Last update: December 1, 2021

# Migrate nodes to a new IP network¶

Use the following instructions to update a node’s network configuration while ensuring the consensus protocol continues to work as expected. These instructions apply when using a static configuration through the static-nodes.json file.

The following instructions use a three-node network, A, B, and C, as an example, where Node A is being migrated. You can apply these instructions to any number of migrated nodes on any network with any number of nodes.

Important

Before migrating a node to a new network, create a backup of each node’s data directory.

## Raft¶

### Peers with same networking configuration¶

In this scenario, the migrated node has a new network configuration, but its peers keep the same IP addresses and ports. For example:

• Node A’s public IP address and port are changed, and Nodes B and C keep the same public IP addresses and ports.
• Node A migrates from one private sub-network 10.1.X.X to another sub-network 10.2.X.X, but can still connect to Nodes B and C using the same IP addresses as before, by routing across the sub-networks.

#### Steps¶

1. Stop Node A.

2. On Node B or C, obtain Node A’s Raft ID (GoQuorum Raft node ID in the network):

raft.cluster

{
"jsonrpc": "2.0",
"id": 10,
"result": [{
"raftId": 1,
"nodeId": "<enodeId>",
...
}, ...]
}


In this example Node A’s Raft ID is 1.

3. On Node B or C, remove Node A from the network using its Raft ID:

raft.removePeer(<RAFT-ID>)

4. Update the network configuration in Node A’s static-nodes.json file.

Note

Even if this file isn’t specified with --raftjoinexisting, it should be updated to keep in sync with the current cluster configuration.

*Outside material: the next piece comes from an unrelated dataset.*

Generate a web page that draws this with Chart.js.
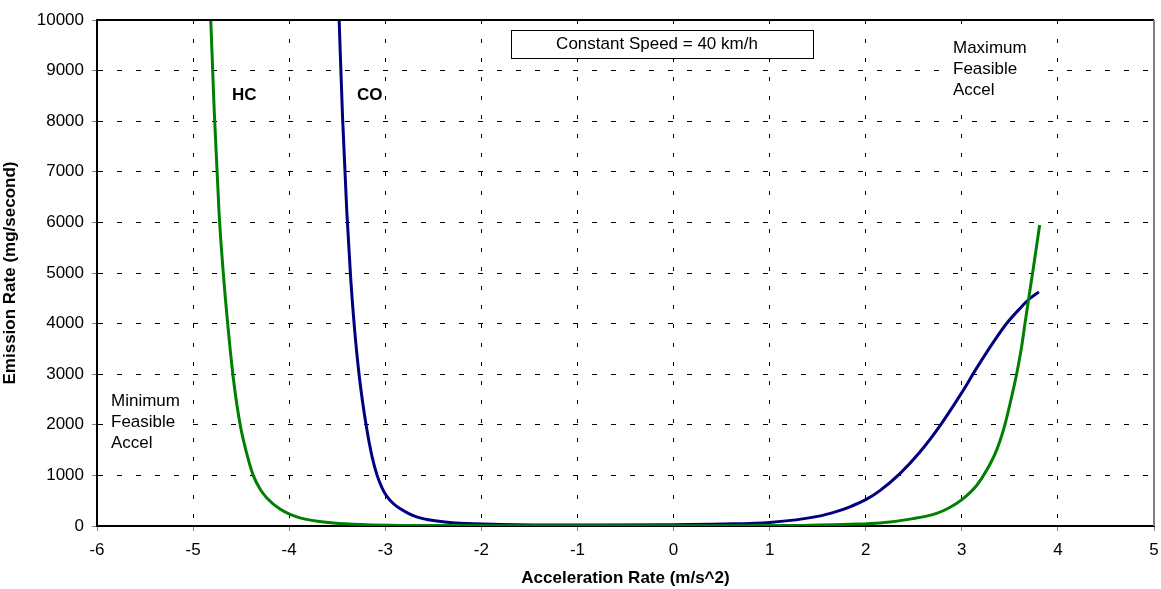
<!DOCTYPE html>
<html>
<head>
<meta charset="utf-8">
<script src="https://cdn.jsdelivr.net/npm/chart.js@4"></script>
<style>
  html, body { margin: 0; padding: 0; background: #fff; }
  #wrap { width: 1161px; height: 589px; }
</style>
</head>
<body>
<div id="wrap"><canvas id="emissionChart" width="1161" height="589"></canvas></div>
<script>
// acceleration rate (m/s^2) and emission rate (mg/s)
const hcAccel = [-4.816, -4.78, -4.73, -4.69, -4.64, -4.58, -4.51, -4.44, -4.374, -4.30, -4.235, -4.096, -3.888, -3.54, -3.19, -2.5, -1.5, -0.5, 0.5, 1.2, 1.836, 2.148, 2.494, 2.738, 2.87, 2.998, 3.154, 3.258, 3.362, 3.448, 3.518, 3.57, 3.622, 3.657, 3.701, 3.743, 3.81];
const hcRate  = [10000, 8200, 6200, 5100, 4000, 2900, 2000, 1420, 1000, 720, 560, 335, 160, 60, 27, 10, 5, 3, 4, 8, 34, 60, 146, 250, 360, 515, 800, 1100, 1500, 2000, 2550, 3000, 3540, 4000, 4560, 5080, 5950];

const coAccel = [-3.48, -3.445, -3.40, -3.36, -3.32, -3.27, -3.20, -3.14, -3.085, -3.03, -2.985, -2.92, -2.847, -2.76, -2.673, -2.5, -2.22, -1.8, -1.0, 0, 0.5, 1.0, 1.5, 1.7, 1.836, 2.0, 2.148, 2.356, 2.564, 2.772, 2.998, 3.154, 3.327, 3.466, 3.605, 3.709, 3.802];
const coRate  = [10000, 8100, 6200, 4900, 3900, 2950, 2000, 1390, 1000, 740, 590, 450, 345, 250, 180, 107, 53, 30, 20, 25, 38, 70, 190, 290, 380, 520, 700, 1036, 1463, 1980, 2630, 3120, 3630, 4002, 4299, 4497, 4627];

const xTicks = [-6, -5, -4, -3, -2, -1, 0, 1, 2, 3, 4, 5];
const yTicks = [0, 1000, 2000, 3000, 4000, 5000, 6000, 7000, 8000, 9000, 10000];

const FONT = "'Liberation Sans', Arial, sans-serif";

function toPoints(xs, ys) {
  return xs.map((x, i) => ({ x: x, y: ys[i] }));
}

function textBlock(ctx, lines, x, y, box) {
  ctx.fillStyle = "#fff";
  ctx.fillRect(box[0], box[1], box[2], box[3]);
  ctx.fillStyle = "#000";
  lines.forEach((t, i) => ctx.fillText(t, x, y + i * 21));
}

// texts placed on the plot: curve names, speed box, feasibility notes
const notesPlugin = {
  id: "notes",
  afterDraw(chart) {
    const ctx = chart.ctx;
    const a = chart.chartArea;
    ctx.save();

    // top and right frame of the plot
    ctx.lineWidth = 2;
    ctx.strokeStyle = "#000";
    ctx.beginPath();
    ctx.moveTo(a.left, a.top);
    ctx.lineTo(a.right, a.top);
    ctx.stroke();
    ctx.strokeStyle = "#808080";
    ctx.beginPath();
    ctx.moveTo(a.right, a.top);
    ctx.lineTo(a.right, a.bottom);
    ctx.stroke();

    ctx.fillStyle = "#000";
    ctx.textBaseline = "middle";
    ctx.textAlign = "left";
    ctx.font = "bold 17px " + FONT;
    ctx.fillText("HC", 232, 95);
    ctx.fillText("CO", 357, 95);

    // speed box
    ctx.fillStyle = "#fff";
    ctx.fillRect(511, 30, 303, 29);
    ctx.lineWidth = 1;
    ctx.strokeStyle = "#000";
    ctx.strokeRect(511.5, 30.5, 302, 28);
    ctx.fillStyle = "#000";
    ctx.font = "17px " + FONT;
    ctx.textAlign = "center";
    ctx.fillText("Constant Speed = 40 km/h", 657, 44);

    ctx.textAlign = "left";
    textBlock(ctx, ["Maximum", "Feasible", "Accel"], 953, 48, [948, 37, 88, 66]);
    textBlock(ctx, ["Minimum", "Feasible", "Accel"], 111, 401, [106, 390, 82, 66]);
    ctx.restore();
  }
};

document.addEventListener("DOMContentLoaded", () => {
  const ctx = document.getElementById("emissionChart").getContext("2d");
  new Chart(ctx, {
    type: "scatter",
    data: {
      datasets: [
        {
          label: "HC",
          data: toPoints(hcAccel, hcRate),
          showLine: true,
          borderColor: "#008000",
          borderWidth: 3,
          pointRadius: 0,
          cubicInterpolationMode: "monotone",
        },
        {
          label: "CO",
          data: toPoints(coAccel, coRate),
          showLine: true,
          borderColor: "#000080",
          borderWidth: 3,
          pointRadius: 0,
          cubicInterpolationMode: "monotone",
        },
      ],
    },
    options: {
      responsive: false,
      animation: false,
      layout: { padding: { top: 20, right: 7, left: 0, bottom: 0 } },
      plugins: {
        legend: { display: false },
        tooltip: { enabled: false },
      },
      scales: {
        x: {
          type: "linear",
          min: -6,
          max: 5,
          afterBuildTicks: (scale) => { scale.ticks = xTicks.map((v) => ({ value: v })); },
          afterFit: (scale) => {
            scale.height = 63;
            scale.paddingLeft = 0;
            scale.paddingRight = 0;
          },
          ticks: { color: "#000", font: { family: FONT, size: 17 }, padding: 9, callback: (v) => String(v) },
          grid: { color: "#000", lineWidth: 1, tickLength: 5, tickColor: "#808080", tickWidth: 1 },
          border: { color: "#000", width: 2, dash: [4, 15] },
          title: {
            display: true,
            text: "Acceleration Rate (m/s^2)",
            color: "#000",
            font: { family: FONT, size: 17, weight: "bold" },
            padding: { top: 2, bottom: 0 },
          },
        },
        y: {
          type: "linear",
          min: 0,
          max: 10000,
          afterBuildTicks: (scale) => { scale.ticks = yTicks.map((v) => ({ value: v })); },
          afterFit: (scale) => {
            scale.width = 97;
            scale.paddingTop = 0;
            scale.paddingBottom = 0;
          },
          ticks: { color: "#000", font: { family: FONT, size: 17 }, padding: 8, callback: (v) => String(v) },
          grid: { color: "#000", lineWidth: 1, tickLength: 5, tickColor: "#808080", tickWidth: 1 },
          border: { color: "#000", width: 2, dash: [5, 14] },
          title: {
            display: true,
            text: "Emission Rate (mg/second)",
            color: "#000",
            font: { family: FONT, size: 17, weight: "bold" },
            padding: { top: 0, bottom: 4 },
          },
        },
      },
    },
    plugins: [notesPlugin],
  });
});
</script>
</body>
</html>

5. Add Node A back to the Raft network with its new network configuration.

6. The nodes can now connect with their peers, and raft.cluster shows the updated information and network configuration.

### Peers need a new networking configuration¶

In this scenario, the migrated node must update the IP addresses and ports of its peers.

For example, Nodes A, B, and C are in the same private sub-network, and Node A migrates to another sub-network, or to the internet. NAT is used to translate the IP addresses from the public to private sub-network and vice versa, requiring the nodes to use their peers’ public IPs.

This requires updating the configuration of Node A to use the public IP addresses of Nodes B and C, and updating the configurations of Nodes B and C to use the public IP address of Node A.

#### Steps¶

1. Stop all nodes.

2. Clean the cached Raft data.

In the data folder of each node, run:

rm quorum-raft-state raft-*


This forces Raft to refresh the cluster state based on the latest information in the static-nodes.json without losing any of the blockchain data.

3. Migrate Node A’s data to the new location.

4. Update the network configuration in the static-nodes.json file of each node with its peers’ accessible IP addresses and ports.

5. Start all nodes. The nodes can now connect with their peers, and raft.cluster shows the updated information and network configuration.

## IBFT and QBFT¶

1. Stop Node A.

2. Update the network configuration in Node A’s static-nodes.json file with its peers’ accessible IP addresses and ports.

3. Start Node A. The nodes can now connect with their peers, and admin.peers returns the current connections between the nodes.